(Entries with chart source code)
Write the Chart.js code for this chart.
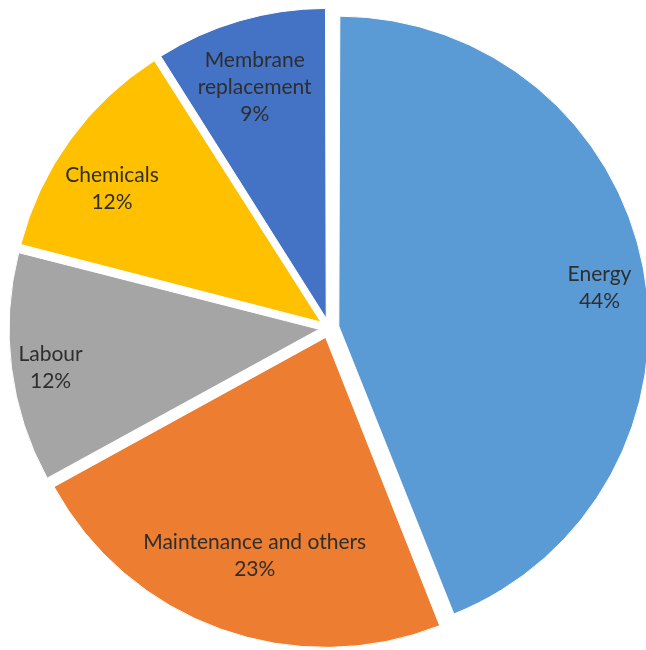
<!DOCTYPE html>
<html>
<head>
<meta charset="utf-8">
<title>Operating cost breakdown</title>
<script src="https://cdn.jsdelivr.net/npm/chart.js@4"></script>
<style>
  html, body { margin: 0; padding: 0; background: #ffffff; overflow: hidden; }
  #wrap { width: 646px; height: 650px; }
</style>
</head>
<body>
<div id="wrap"><canvas id="pie" width="646" height="650"></canvas></div>
<script>
// Cost categories and their share of the total (%)
const categories = ['Energy', 'Maintenance and others', 'Labour', 'Chemicals', 'Membrane replacement'];
const shares = [44, 23, 12, 12, 9];
const colours = ['#5B9BD5', '#ED7D31', '#A5A5A5', '#FFC000', '#4472C4'];

// Layout of the pie and its in-slice labels
const PIE_RADIUS = 310;
const EXPLODE = 40;                               // Chart.js offset (slice moves offset/4 px)
const labelRadius = [0.85, 0.74, 0.875, 0.80, 0.78];   // fraction of radius
const labelTurn = [2.4, -1.8, -1.0, -3.4, -1.0];       // degrees from slice mid-angle
const labelWrap = [0, 0, 0, 0, 140];                    // wrap width in px (0 = no wrap)
const LABEL_FONT = '21px Lato, "Open Sans", sans-serif';
const LINE_HEIGHT = 27;

// Keep every exploded slice at the same outer radius
const equalRadius = {
  id: 'equalRadius',
  afterDatasetUpdate(chart, args) {
    args.meta.data.forEach(arc => {
      const fix = 1 - Math.sin(Math.min(Math.PI, arc.circumference || 0));
      arc.outerRadius = PIE_RADIUS - (EXPLODE / 4) * fix;
    });
  }
};

function wrapText(ctx, text, width) {
  if (!width || ctx.measureText(text).width <= width) return [text];
  const words = text.split(' ');
  const lines = [];
  let cur = '';
  words.forEach(w => {
    const test = cur ? cur + ' ' + w : w;
    if (cur && ctx.measureText(test).width > width) { lines.push(cur); cur = w; }
    else cur = test;
  });
  if (cur) lines.push(cur);
  return lines;
}

// Category name and percentage written inside each slice
const sliceLabels = {
  id: 'sliceLabels',
  afterDatasetsDraw(chart) {
    const ctx = chart.ctx;
    const meta = chart.getDatasetMeta(0);
    const data = chart.data.datasets[0].data;
    const total = data.reduce((a, b) => a + b, 0);
    ctx.save();
    ctx.font = LABEL_FONT;
    ctx.fillStyle = '#2e2e2e';
    ctx.textAlign = 'center';
    ctx.textBaseline = 'alphabetic';
    meta.data.forEach((arc, i) => {
      const mid = (arc.startAngle + arc.endAngle) / 2;
      const shift = EXPLODE / 4;
      const ax = arc.x + Math.cos(mid) * shift;
      const ay = arc.y + Math.sin(mid) * shift;
      const ang = mid + labelTurn[i] * Math.PI / 180;
      const dist = labelRadius[i] * PIE_RADIUS;
      const cx = ax + Math.cos(ang) * dist;
      const cy = ay + Math.sin(ang) * dist;
      const lines = wrapText(ctx, chart.data.labels[i], labelWrap[i]);
      lines.push(Math.round(data[i] / total * 100) + '%');
      const first = cy - (lines.length - 1) * LINE_HEIGHT / 2 + 7;
      lines.forEach((ln, k) => ctx.fillText(ln, cx, first + k * LINE_HEIGHT));
    });
    ctx.restore();
  }
};

new Chart(document.getElementById('pie'), {
  type: 'pie',
  data: {
    labels: categories,
    datasets: [{
      data: shares,
      backgroundColor: colours,
      borderColor: '#ffffff',
      borderWidth: 1,
      offset: EXPLODE,
      hoverOffset: 0
    }]
  },
  options: {
    responsive: false,
    animation: false,
    radius: PIE_RADIUS,
    layout: { padding: { left: 12, top: 6, right: 0, bottom: 0 } },
    plugins: {
      legend: { display: false },
      tooltip: { enabled: false }
    },
    events: []
  },
  plugins: [equalRadius, sliceLabels]
});
</script>
</body>
</html>
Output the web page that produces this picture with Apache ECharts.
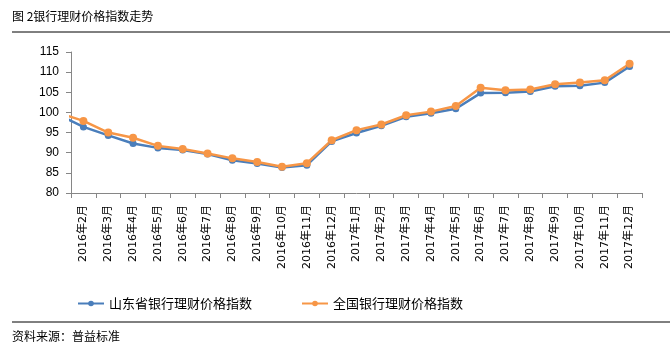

=== TASK DETAILS ===
Write out every line from the entries where "this" appears.

=== ANSWER BELOW ===
Write the Chart.js code for this chart.
Output the web page that produces this picture with Apache ECharts.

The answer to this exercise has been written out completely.